# Autosleeper executive bodywork



## Groper (May 17, 2007)

The exterior of the 1995 Executive I have bought is looking rather "tired".I have used "back to black " on the bumpers and these show a great improvemet.Anyone any tips on what to use on the monocoque?
This is a great site and I have had a wealth of good advice. 
Many thanks to all contributors


----------



## peejay (May 10, 2005)

Hi gropes;

The auto-sleeper monocoques are glass fibre so you have to be careful what you use on them, polymers can damage glass fibre.

Autosleepers recommend using farecla products, you can get cutting compounds and polish from them which is polymer-free for use on your pride and joy and they will also give you good advice.

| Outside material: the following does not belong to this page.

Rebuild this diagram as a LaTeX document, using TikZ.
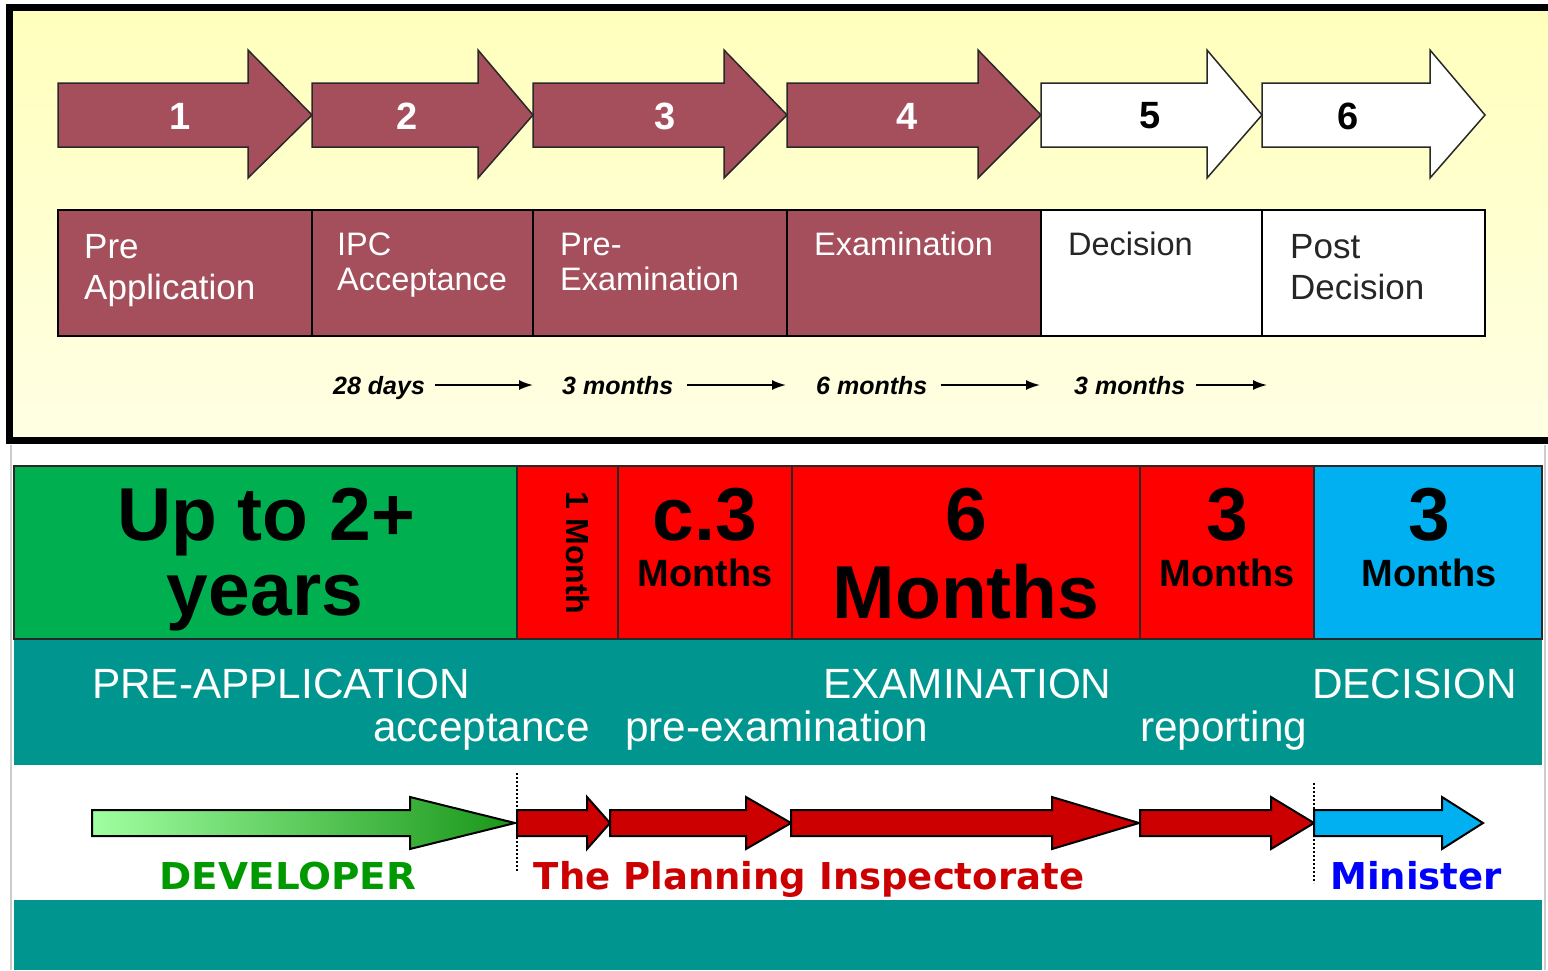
\documentclass[tikz,border=0pt]{standalone}
\usepackage{fontspec}
\setmainfont{Liberation Sans}
\newfontfamily\heavyfont{DejaVu Sans}
\usetikzlibrary{arrows.meta}
\definecolor{maroon}{RGB}{165,79,93}
\definecolor{yeltop}{RGB}{255,255,188}
\definecolor{yelbot}{RGB}{255,255,228}
\definecolor{tealband}{RGB}{0,150,143}
\definecolor{boxgreen}{RGB}{0,176,80}
\definecolor{boxred}{RGB}{255,0,0}
\definecolor{boxblue}{RGB}{0,176,240}
\definecolor{arrred}{RGB}{204,0,0}
\definecolor{devgreen}{RGB}{0,153,0}
\definecolor{minblue}{RGB}{0,0,255}
\definecolor{glight}{RGB}{160,255,160}
\definecolor{gdark}{RGB}{25,150,25}
\newcommand\blockarrowpath[8]{(#1,#4) -- (#2,#4) -- (#2,#6) -- (#3,#8) -- (#2,#7) -- (#2,#5) -- (#1,#5) -- cycle}
\newcommand\toparrow[3]{\blockarrowpath{#1}{#2}{#3}{83}{147}{50}{178}{115}}
\newcommand\lowarrow[3]{\blockarrowpath{#1}{#2}{#3}{810}{836}{797}{849}{823}}
\begin{document}
\begin{tikzpicture}[x=1pt,y=-1pt,
  stepnum/.style={font=\fontsize{38}{44}\selectfont\bfseries, inner sep=0pt},
  boxtxtL/.style={text=white, font=\fontsize{35}{41}\selectfont, align=left, anchor=north west, inner sep=0pt},
  boxtxtS/.style={text=white, font=\fontsize{32.5}{35}\selectfont, align=left, anchor=north west, inner sep=0pt},
  durtxt/.style={font=\fontsize{25}{30}\selectfont\bfseries\itshape, anchor=base west, inner sep=0pt},
  durarrow/.style={-{Latex[length=14pt,width=10pt]}, line width=1.8pt},
  bigtxt/.style={font=\fontsize{75}{82}\selectfont\bfseries, anchor=base, inner sep=0pt},
  medtxt/.style={font=\fontsize{38}{42}\selectfont\bfseries, anchor=base, inner sep=0pt},
  bandcap/.style={text=white, font=\fontsize{42.3}{46}\selectfont, anchor=base west, inner sep=0pt},
  bandlow/.style={text=white, font=\fontsize{42.3}{46}\selectfont, anchor=base west, inner sep=0pt},
  actor/.style={font=\heavyfont\fontsize{37}{42}\selectfont\bfseries, anchor=base, inner sep=0pt},
  topout/.style={draw={rgb,255:red,40;green,40;blue,40}, line width=1.5pt},
  rowbox/.style={draw={rgb,255:red,40;green,40;blue,40}, line width=1.5pt},
  lowout/.style={draw=black, line width=2pt, line join=miter}]
\useasboundingbox (0,0) rectangle (1548,970);
\clip (0,0) rectangle (1548,970);
\fill[white] (0,0) rectangle (1548,970);

% ---------- top panel ----------
\shade[top color=yeltop, bottom color=yelbot] (9,7) rectangle (1560,440);
\draw[line width=7pt] (9,7) rectangle (1570,440);

\filldraw[fill=maroon, topout] \toparrow{58}{248}{312};
\filldraw[fill=maroon, topout] \toparrow{312}{478}{533};
\filldraw[fill=maroon, topout] \toparrow{533}{724}{787};
\filldraw[fill=maroon, topout] \toparrow{787}{978}{1041};
\filldraw[fill=white, topout] \toparrow{1041}{1207}{1262};
\filldraw[fill=white, topout] \toparrow{1262}{1430}{1485};

\node[stepnum, text=white] (n1) at (180,116) {1};
\node[stepnum, text=white] (n2) at (407,116) {2};
\node[stepnum, text=white] (n3) at (665,116) {3};
\node[stepnum, text=white] (n4) at (907,116) {4};
\node[stepnum, text=black] (n5) at (1150,116) {5};
\node[stepnum, text=black] (n6) at (1348,116) {6};

\filldraw[fill=maroon, topout, draw=black] (58,210) rectangle (312,336);
\filldraw[fill=maroon, topout, draw=black] (312,210) rectangle (533,336);
\filldraw[fill=maroon, topout, draw=black] (533,210) rectangle (787,336);
\filldraw[fill=maroon, topout, draw=black] (787,210) rectangle (1041,336);
\filldraw[fill=white, topout, draw=black] (1041,210) rectangle (1262,336);
\filldraw[fill=white, topout, draw=black] (1262,210) rectangle (1485,336);

\node[boxtxtL] (b1) at (84,234) {Pre\\Application};
\node[boxtxtS] (b2) at (337,233) {IPC\\Acceptance};
\node[boxtxtS] (b3) at (560,233) {Pre-\\Examination};
\node[boxtxtS] (b4) at (814,232) {Examination};
\node[boxtxtS, text=black!85] (b5) at (1068,232) {Decision};
\node[boxtxtL, text=black!85] (b6) at (1290,234) {Post\\Decision};

\node[durtxt] (d1) at (333,394) {28 days};
\node[durtxt] (d2) at (562,394) {3 months};
\node[durtxt] (d3) at (816,394) {6 months};
\node[durtxt] (d4) at (1074,394) {3 months};
\coordinate (e1) at (533,385);
\coordinate (e2) at (786,385);
\coordinate (e3) at (1040,385);
\coordinate (e4) at (1267,385);
\draw[durarrow] ([xshift=10pt]d1.east |- e1) -- (e1);
\draw[durarrow] ([xshift=13pt]d2.east |- e2) -- (e2);
\draw[durarrow] ([xshift=13pt]d3.east |- e3) -- (e3);
\draw[durarrow] ([xshift=10pt]d4.east |- e4) -- (e4);

% ---------- bottom panel ----------
\draw[line width=2pt, black!20] (11,445) -- (11,970);
\draw[line width=2pt, black!20] (1545,445) -- (1545,970);

\fill[tealband] (14,639) rectangle (1542,765);
\fill[tealband] (14,900) rectangle (1542,970);

\filldraw[fill=boxgreen, rowbox] (14,466) rectangle (517,639);
\filldraw[fill=boxred, rowbox] (517,466) rectangle (618,639);
\filldraw[fill=boxred, rowbox] (618,466) rectangle (792,639);
\filldraw[fill=boxred, rowbox] (792,466) rectangle (1140,639);
\filldraw[fill=boxred, rowbox] (1140,466) rectangle (1314,639);
\filldraw[fill=boxblue, rowbox] (1314,466) rectangle (1542,639);

\node[bigtxt] (upto) at (266,540) {Up to 2+};
\node[bigtxt] (years) at (265,615) {years};
\node[font=\fontsize{32}{36}\selectfont\bfseries, rotate=-90, inner sep=0pt] (onem) at (578,553) {1 Month};
\node[bigtxt] (c3) at (705,540) {c.3};
\node[medtxt] (c3m) at (705,586) {Months};
\node[bigtxt] (six) at (966,540) {6};
\node[bigtxt] (sixm) at (966,618) {Months};
\node[bigtxt] (thrA) at (1227,540) {3};
\node[medtxt] (thrAm) at (1227,586) {Months};
\node[bigtxt] (thrB) at (1429,540) {3};
\node[medtxt] (thrBm) at (1429,586) {Months};

\node[bandcap] (preapp) at (92,698) {PRE-APPLICATION};
\node[bandcap] (exam) at (823,698) {EXAMINATION};
\node[bandcap] (dec) at (1312,698) {DECISION};
\node[bandlow] (acc) at (373,741) {acceptance};
\node[bandlow] (preex) at (625,741) {pre-examination};
\node[bandlow] (rep) at (1140,741) {reporting};

\shade[left color=glight, right color=gdark] \lowarrow{92}{410}{515};
\draw[lowout] \lowarrow{92}{410}{515};
\filldraw[fill=arrred, lowout] \lowarrow{517}{587}{610};
\filldraw[fill=arrred, lowout] \lowarrow{610}{746}{791};
\filldraw[fill=arrred, lowout] \lowarrow{791}{1052}{1139};
\filldraw[fill=arrred, lowout] \lowarrow{1140}{1271}{1314};
\filldraw[fill=boxblue, lowout] \lowarrow{1314}{1442}{1483};

\draw[line width=2pt, dotted] (517,773) -- (517,872);
\draw[line width=2pt, dotted] (1314,783) -- (1314,883);

\node[actor, text=devgreen] (dev) at (288,889) {\scalebox{1.05}[1]{DEVELOPER}};
\node[actor, text=arrred] (pins) at (809,889) {The Planning Inspectorate};
\node[actor, text=minblue] (mins) at (1416,889) {Minister};
\end{tikzpicture}
\end{document}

http://www.auto-sleepers.co.uk/services.htm

http://www.farecla.com/automotive.asp?id=66&stage=Automotive&set=1

pete


----------



## sergeant (Jun 7, 2006)

Hi Gropes, As Pete above says we only use Farecla G3 on the fibreglass normally with a power mop. Whatever you do DO NOT use T Cut as it contains Ammonia. Why dont you pop into your nearest dealer & ask how much it would cost for the valeter to do it for you. You will probably be surprised at the cost & they do all the hard graft for you & all you do then is keep it clean & polished, Steve


----------



## rocky58 (May 11, 2005)

try W5 bathroom mousse from LIDL brings it up great


----------



## Groper (May 17, 2007)

Thanks for the help.
To bowderlise a certain advert do you just "do what it says on the tin " rocky58?
My wife buys the w5 mousse for the bathroom so maybe I can give it a try.

Clive


----------